By August 2011, the leaders of Iraq’s main political blocs joined together and stated that they were prepared to enter negotiations to keep some U.S. troops in Iraq. An entire month passed and still the White House made no decision. All the while during this internal deliberation, as Chairman of the Joint Chiefs of Staff Martin Dempsey later testified before the Senate Armed Services Committee, the size of a potential U.S. force presence kept “cascading” down from upwards of 16,000 to an eventual low of less than 3,000. By that point, the force would be able to do little more than protect itself, and Prime Minister Maliki and other Iraqi leaders realized that the political cost of accepting this proposal was not worth the benefit.

To blame this failure entirely on the Iraqis is convenient, but it misses the real point. The reason to keep around 10,000-15,000 U.S. forces in Iraq was not for the sake of Iraq alone; it was first and foremost in our national security interest to continue training and advising Iraqi forces and to maintain greater U.S. influence in Iraq. That core principle should have driven a very different U.S. approach to the SOFA diplomacy. The Obama administration should have recognized that, after years of brutal conflict, Iraqi leaders still lacked trust in one another, and a strong U.S. role was required to help Iraqis broker their most politically sensitive decisions. For this reason, the administration should have determined what tasks and troop numbers were in the national interest to maintain in Iraq and done so with ample time to engage with Iraqis at the highest levels of the U.S. government to shape political conditions in Baghdad to achieve our goal.
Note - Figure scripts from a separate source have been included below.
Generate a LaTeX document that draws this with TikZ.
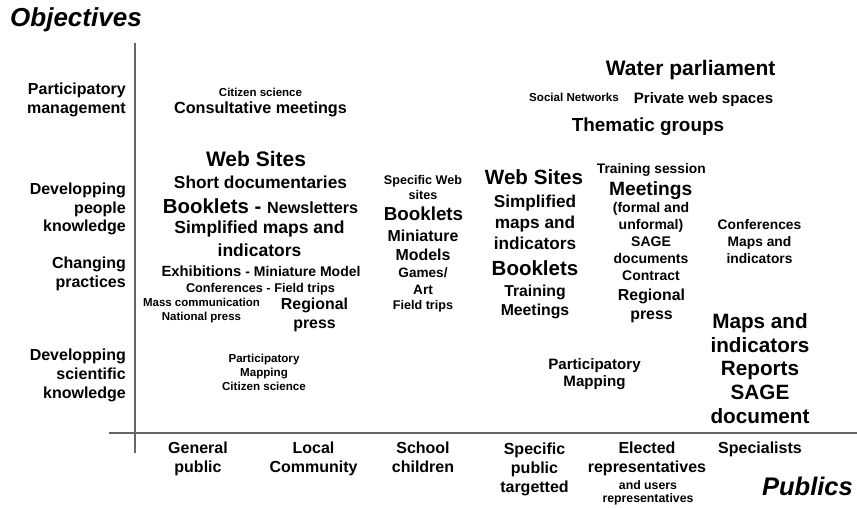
\documentclass[tikz,border=0pt]{standalone}
\usepackage{fontspec}
\setmainfont{Liberation Sans}
\usetikzlibrary{positioning}
\newcommand{\fsz}[2]{\fontsize{#1pt}{#2pt}\selectfont}
\tikzset{
    txt/.style={font=\bfseries, inner sep=0pt, anchor=base, align=center},
    side/.style={txt, align=right, anchor=base east, font=\bfseries\fsz{16}{18.7}},
    pub/.style={txt, font=\bfseries\fsz{16}{19.3}},
    axis/.style={draw=black!60, line width=1.2pt}
}
\begin{document}
\begin{tikzpicture}[x=1pt,y=-1pt]
    \useasboundingbox (0,0) rectangle (857,508);

    % axes
    \coordinate (ytop) at (135,43);
    \coordinate (ybot) at (135,453);
    \coordinate (xleft) at (109,433);
    \coordinate (xright) at (857,433);
    \draw[axis] (ytop) -- (ybot);
    \draw[axis] (xleft) -- (xright);

    \node[txt, anchor=base west, font=\bfseries\itshape\fsz{26}{30}] (obj) at (10,26.7) {Objectives};
    \node[txt, anchor=base east, font=\bfseries\itshape\fsz{25.5}{30}] (pubs) at (853,495) {Publics};

    % objectives (base = last line)
    \node[side] (partman) at (126,113.3) {Participatory\\management};
    \node[side] (devpeople) at (126,231.7) {Developping\\people\\knowledge};
    \node[side] (changing) at (126,287.3) {Changing\\practices};
    \node[side] (devsci) at (126,398.3) {Developping\\scientific\\knowledge};

    % publics
    \node[pub] (general) at (198,472.7) {General\\public};
    \node[pub] (local) at (313.5,472.7) {Local\\Community};
    \node[pub] (school) at (423,472.5) {School\\children};
    \node[pub] (specific) at (534.5,492.7) {Specific\\public\\targetted};
    \node[pub] (elected) at (647,472.7) {Elected\\representatives};
    \node[txt, font=\bfseries\fsz{12.3}{13}] (users) at (648,502.3) {and users\\representatives};
    \node[pub] (specialists) at (760,453.5) {Specialists};

    % general public / local community
    \node[txt, font=\bfseries\fsz{11.5}{14}] (cit1) at (260.5,96.7) {Citizen science};
    \node[txt, font=\bfseries\fsz{16.2}{19}] (consult) at (260.5,114) {Consultative meetings};
    \node[txt, font=\bfseries\fsz{21}{24}] (web1) at (256,166.7) {Web Sites};
    \node[txt, font=\bfseries\fsz{17.3}{20}] (docs) at (260.5,188.7) {Short documentaries};
    \node[txt, font=\bfseries\fsz{20.4}{24}] (book1) at (260.5,213) {Booklets - {\fsz{16.2}{19}Newsletters}};
    \node[txt, font=\bfseries\fsz{17.5}{23.4}] (maps1) at (259.5,256.7) {Simplified maps and\\indicators};
    \node[txt, font=\bfseries\fsz{14.8}{17}] (exhib) at (261,276.7) {Exhibitions {\fsz{14}{17}- Miniature Model}};
    \node[txt, font=\bfseries\fsz{12.7}{15}] (conf1) at (260.5,292.3) {Conferences - Field trips};
    \node[txt, font=\bfseries\fsz{11.5}{14}] (mass) at (201.5,320.7) {Mass communication\\National press};
    \node[txt, font=\bfseries\fsz{15.9}{19.4}] (reg1) at (314.5,328.7) {Regional\\press};
    \node[txt, font=\bfseries\fsz{11.6}{14.2}] (pmap1) at (264,390.7) {Participatory\\Mapping\\Citizen science};

    % school children
    \node[txt, font=\bfseries\fsz{12.6}{14}] (web3) at (423,199) {Specific Web\\sites};
    \node[txt, font=\bfseries\fsz{18.8}{22}] (book3) at (423.5,220) {Booklets};
    \node[txt, font=\bfseries\fsz{15.9}{19}] (mini) at (423,260.7) {Miniature\\Models};
    \node[txt, font=\bfseries\fsz{13.6}{16.7}] (games) at (423,294) {Games/\\Art};
    \node[txt, font=\bfseries\fsz{12.6}{15}] (trips) at (423,309) {Field trips};

    % specific public targetted
    \node[txt, font=\bfseries\fsz{20.6}{24}] (web4) at (534,185) {Web Sites};
    \node[txt, font=\bfseries\fsz{17.2}{20.8}] (maps4) at (535,249.3) {Simplified\\maps and\\indicators};
    \node[txt, font=\bfseries\fsz{20.5}{24}] (book4) at (535,275) {Booklets};
    \node[txt, font=\bfseries\fsz{15.8}{19}] (train4) at (535,315.7) {Training\\Meetings};

    % elected representatives
    \node[txt, font=\bfseries\fsz{13.8}{16}] (session) at (651.3,173.3) {Training session};
    \node[txt, font=\bfseries\fsz{19.2}{22}] (meet5) at (650.7,195) {Meetings};
    \node[txt, font=\bfseries\fsz{14}{17}] (formal) at (651,280.7) {(formal and\\unformal)\\SAGE\\documents\\Contract};
    \node[txt, font=\bfseries\fsz{15.9}{18.6}] (reg5) at (651.5,319.3) {Regional\\press};

    % specialists
    \node[txt, font=\bfseries\fsz{13.8}{16.7}] (conf6) at (759.5,263.3) {Conferences\\Maps and\\indicators};
    \node[txt, font=\bfseries\fsz{20.7}{23.75}] (reports) at (760,423.3) {Maps and\\indicators\\Reports\\SAGE\\document};

    % participatory management
    \node[txt, font=\bfseries\fsz{21}{24}] (water) at (690.7,76) {Water parliament};
    \node[txt, font=\bfseries\fsz{11.6}{14}] (social) at (574,101.7) {Social Networks};
    \node[txt, font=\bfseries\fsz{15.1}{18}] (private) at (703.5,104) {Private web spaces};
    \node[txt, font=\bfseries\fsz{18.9}{22}] (thematic) at (648,131.7) {Thematic groups};

    \node[txt, font=\bfseries\fsz{15.1}{17.4}] (pmap4) at (594.5,386.7) {Participatory\\Mapping};
\end{tikzpicture}
\end{document}
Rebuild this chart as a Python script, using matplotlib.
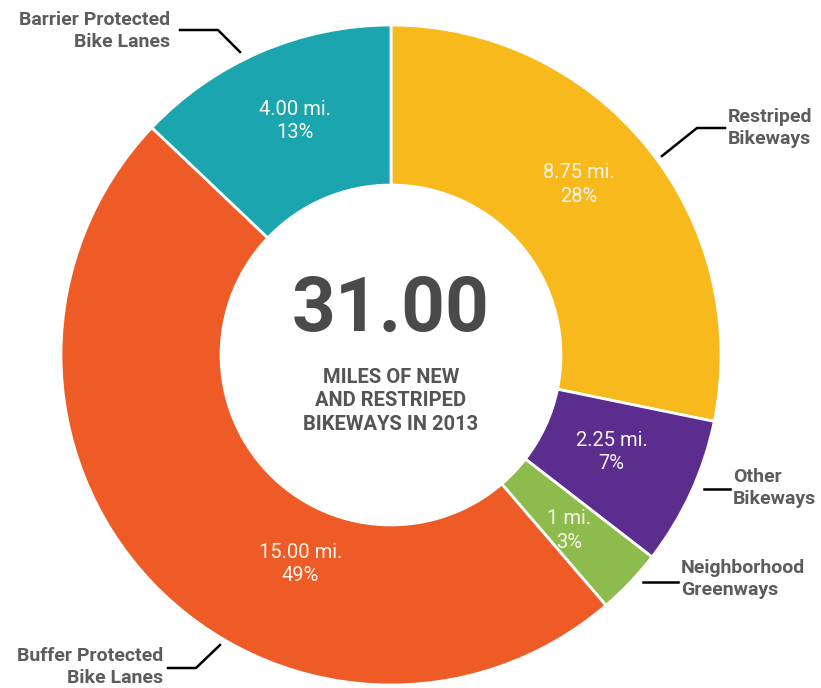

We focus on this failure not because U.S. troops would have made a decisive difference in Iraq by engaging in unilateral combat operations against al-Qaeda and other threats to Iraq’s stability. By 2011, U.S. forces were no longer in Iraqi cities or engaged in security operations. However, a residual U.S. troop presence could have assisted Iraqi forces in their continued fight against al Qaeda. It could have provided a platform for greater diplomatic engagement and intelligence cooperation with our Iraqi partners. It could have made Iranian leaders think twice about using Iraqi airspace to transit military assistance to Assad and his forces in Syria. And most importantly, it could have maintained the significant diplomatic influence that the United States still possessed in Iraq — influence that had been, and still was, essential in guaranteeing Iraq’s nascent political system, reassuring Iraqi leaders that they could resolve their differences peacefully and politically despite their mistrust of one another, and checking the authoritarian and sectarian tendencies of Prime Minister Maliki and his allies.